Why reading is key to country's new curriculum

Ability to read puts the cumulative experience of humankind at the disposal of each person - Charles E. Silberman, The Open Classroom Reader.

The curriculum reform initiative that education stakeholders have endorsed when the Ministry of Education presented to them has the potential to change the educational landscape in this country.

First, it sets out to identify and nurture the potential of every learner - throughout all the phases of education.

It has also provided room for a differentiated curriculum.

It has created three pathways to enable every learner to pursue a career path according to the learner’s identified abilities and inclinations.

The proposed curriculum aims at deliberately promoting what in educational jargon is called high order thinking skills - skills that are particularly important in the global and information-based economy.

To cope with this world, students ought to have the capacity to think deeply about issues, solve problems creatively, work in teams, communicate clearly and learn to deal with a flood of information courtesy of ICT.

The Kenya Institute of Curriculum Development, in recognition of this reality, has recommended Competency Based Curriculum (KCBC), which in its basic education curriculum framework, blueprint, it defines as “the ability to apply appropriate knowledge and skills to successfully perform a function.”

Kenya Institute of Curriculum Development has, under the competency-based curriculum, identified competencies that the Government wants developed and subsequently applied by learners at basic education levels.

Finally yet importantly, the curriculum has embedded national values drawn from the Constitution and the established religions.

Education Cabinet Secretary Dr Fred Matiang’i has given all the assurances to the clergy to the effect that the curriculum will not only focus on the development of the intellect of children but also provide for the development of the character.

All these curriculum goals will require learners to acquire strong literacy and numeracy skills - the ability to read, write and understand.

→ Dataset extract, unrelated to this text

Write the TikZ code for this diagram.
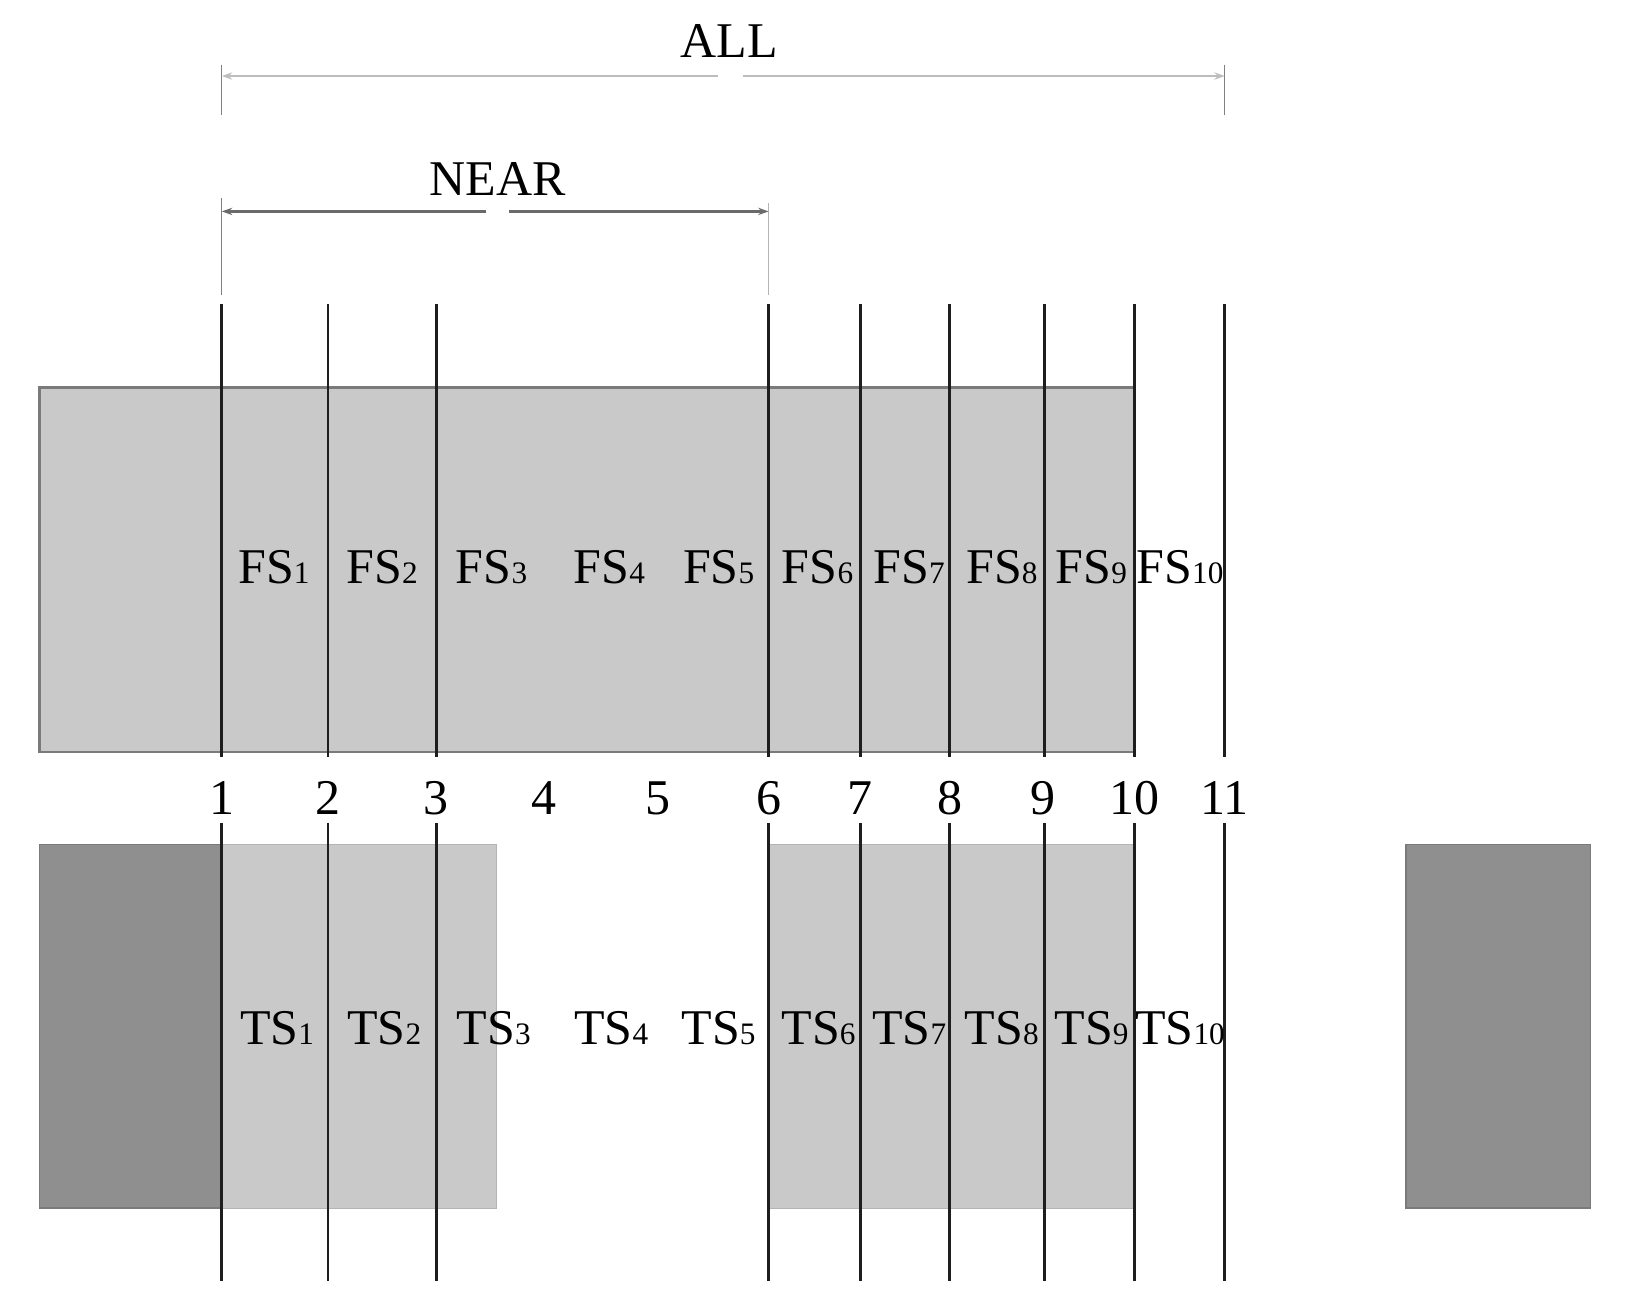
\documentclass[tikz,border=0pt]{standalone}
\usepackage{fontspec}
\setmainfont{Liberation Serif}
\usetikzlibrary{arrows.meta}
\definecolor{lightfill}{HTML}{C9C9C9}
\definecolor{darkfill}{HTML}{8F8F8F}
\definecolor{edgegray}{HTML}{7A7A7A}
\definecolor{softedge}{HTML}{B4B4B4}
\definecolor{linecol}{HTML}{1E1E1E}
\definecolor{allcol}{HTML}{BDBDBD}
\definecolor{nearcol}{HTML}{6A6A6A}
\newcommand\mysub[1]{{\fontsize{15}{15}\selectfont #1}}
\begin{document}
\begin{tikzpicture}[x=0.5pt,y=-0.5pt,
  sect/.style={draw=linecol,line width=1.3pt},
  lbl/.style={font=\fontsize{24}{24}\selectfont, inner sep=0pt, anchor=base},
  lightbox/.style={fill=lightfill,draw=softedge,line width=0.5pt},
  topbox/.style={fill=lightfill,draw=edgegray,line width=1.2pt},
  darkbox/.style={fill=darkfill,draw=edgegray,line width=0.6pt},
  tickline/.style={draw=gray,line width=0.5pt},
  allline/.style={draw=allcol,line width=1.4pt},
  nearline/.style={draw=nearcol,line width=1.1pt},
  tip/.style={-{Stealth[length=5pt,width=3.5pt]}}]
\useasboundingbox (0,0) rectangle (1568,1263);

% boxes
\path[topbox] (38,372) rectangle (1089,722);
\path[darkbox] (38,811) rectangle (213,1160);
\path[lightbox] (213,811) rectangle (477,1160);
\path[lightbox] (738,811) rectangle (1089,1160);
\path[darkbox] (1350,811) rectangle (1527,1160);

% section lines
\foreach \x in {213,315,419,738,826,912,1003,1089,1176}{
  \draw[sect] (\x,292) -- (\x,727);
  \draw[sect] (\x,790) -- (\x,1230);
}

% numbers
\foreach \i/\x in {1/213,2/315,3/419,4/522,5/632,6/738,7/826,8/912,9/1001,10/1089,11/1176}{
  \node[lbl] (n\i) at (\x,782) {\i};
}

% FS labels
\foreach \i/\x in {1/263,2/367,3/472,4/585,5/690,6/785,7/873,8/962,9/1048,10/1133}{
  \node[lbl] (fs\i) at (\x,560) {FS\mysub{\i}};
}
% TS labels
\foreach \i/\x in {1/266,2/369,3/474,4/587,5/690,6/786,7/873,8/962,9/1048,10/1133}{
  \node[lbl] (ts\i) at (\x,1003) {TS\mysub{\i}};
}

% dimension ALL
\node[lbl] (all) at (700,55) {ALL};
\draw[tickline] (213,62) -- (213,110);
\draw[tickline] (1176,62) -- (1176,110);
\coordinate (allL) at (213,73);
\coordinate (allR) at (1176,73);
\coordinate (allG1) at (689,73);
\coordinate (allG2) at (713,73);
\draw[allline,tip] (allG1) -- (allL);
\draw[allline,tip] (allG2) -- (allR);

% dimension NEAR
\node[lbl] (near) at (478,188) {NEAR};
\draw[tickline] (213,190) -- (213,283);
\draw[tickline,draw=softedge] (738,195) -- (738,283);
\coordinate (nearL) at (213,203);
\coordinate (nearR) at (738,203);
\coordinate (nearG1) at (467,203);
\coordinate (nearG2) at (489,203);
\draw[nearline,tip] (nearG1) -- (nearL);
\draw[nearline,tip] (nearG2) -- (nearR);
\end{tikzpicture}
\end{document}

Concealed in the whole curriculum reform initiative is a review of the role reading, writing and arithmetic (3Rs) will play in realising the ambitious but crucial educational outcomes inherent in the reform process.

The ministry has taken a strategic interest in the place of reading in respect to the whole question of quality Education.

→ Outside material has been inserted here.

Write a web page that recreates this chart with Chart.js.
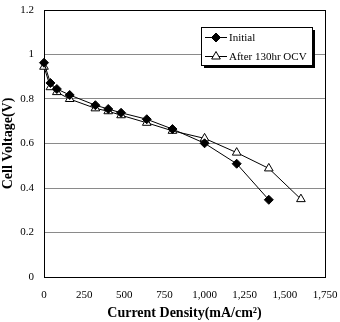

This is because reading is the foundation of all learning.

Its importance has some countries, such as South Africa, Tanzania, Rwanda, and Uganda, to make reading a national priority.

In formal education, reading is the tool. Learning in modern formal education without reading, is unthinkable.

It is the skill needed to understand all written instructions and knowledge.

Without the ability to read, the learner, or anybody seeking new knowledge, is unable to learn properly.

Reading is the medium through which knowledgeable and skilled people share their knowledge, beliefs, and habits of thinking on and about issues including issues on technical areas.

Reading is the key to quality education and that is why it is an integral part of the curriculum reform.